Dispersing Prompt Expansion (DiPEx)
DiPEx stands out in its approach to learning a set of distinct, non-overlapping prompts. The methodology involves:
- Initialization: Starting with a generic parent prompt.
- Expansion: Identifying parent prompts with high semantic uncertainty and expanding them into finer, non-overlapping child prompts.
- Optimization: Using dispersion losses to maintain high inter-class discrepancy while preserving semantic consistency.
- Termination Criterion: Employing maximum angular coverage (MAC) to prevent unnecessary prompt expansion and balance computational overhead.
Empirical Validation
The effectiveness of DiPEx is empirically validated through extensive experiments on benchmark datasets like MS-COCO and LVIS. The method showcases superior performance over existing approaches, achieving improvements of up to 20.1% in average recall (AR) and 21.3% in average precision (AP) compared to the segment anything model (SAM). These results are particularly notable in enhancing recall for small objects, an area traditionally fraught with challenges.
Experimental Insights
Class-Agnostic OD
Evaluations on MS-COCO and LVIS datasets reveal that DiPEx outperforms traditional methods and even state-of-the-art prompting methods:
- MS-COCO: DiPEx achieves the highest performance across all evaluated metrics, demonstrating significant improvements in detecting small objects and providing a robust generalization capacity for diverse object types.
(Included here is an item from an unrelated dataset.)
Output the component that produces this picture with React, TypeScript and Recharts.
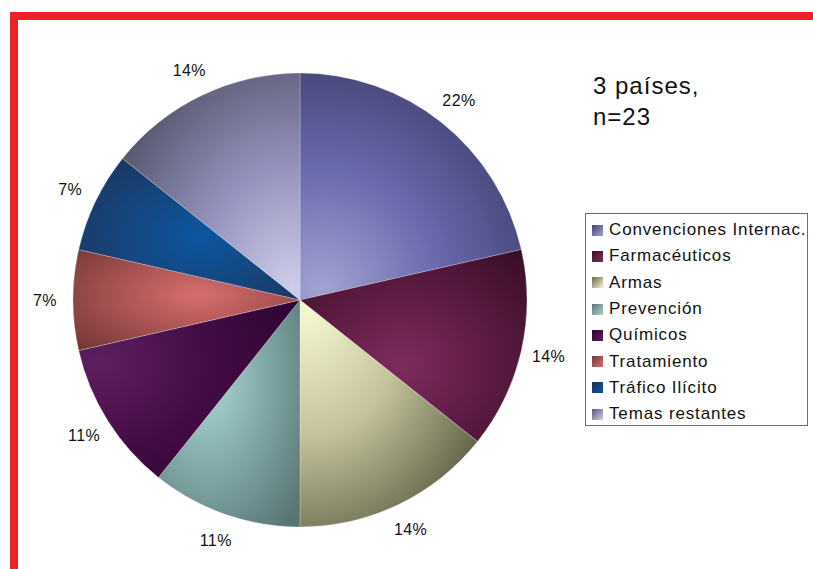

- LVIS: DiPEx outperforms SAM by 13.3% in AR and 21.3% in AP after only four epochs of self-training, highlighting its efficacy in environments with a long-tailed class distribution.
Downstream OOD-OD
In downstream OOD-OD tasks, DiPEx demonstrates a significant improvement by 38.3% in AR over baseline methods, showcasing its ability to generalize well in scenarios that include both known and unknown objects.
Theoretical and Practical Implications
Theoretical Contributions
DiPEx introduces a new dimension to prompt tuning for VLMs in OD tasks. By leveraging non-overlapping, hyperspherical prompts, the methodology not only enhances recall and precision but also establishes a framework for understanding the relationships between prompt semantics and detection performance.
Practical Applications
Practically, DiPEx can be highly beneficial for applications requiring dynamic and robust object detection capabilities, such as autonomous driving, surveillance systems, and robotic vision. The ability to detect a wide array of objects without exhaustive class-specific training makes DiPEx a promising tool for real-world applications.
Future Directions
- Hierarchical Prompt Learning: Future work could explore end-to-end training strategies for learning hierarchical prompts in a single pass, potentially reducing computational costs while maintaining or even improving performance.
- Broader Evaluation: Extending benchmarks to include more varied downstream tasks, such as open-vocabulary and open-world detection, would further validate the versatility of DiPEx.
Conclusion
The paper presents a compelling advancement in the field of class-agnostic OD. DiPEx's unique approach to self-supervised prompt expansion addresses longstanding challenges in the field, offering robust performance improvements and laying the groundwork for future innovations in AI-driven object detection. The balance it strikes between comprehensive semantic coverage and computational efficiency marks a significant step forward in the applicability of VLMs for complex OD tasks.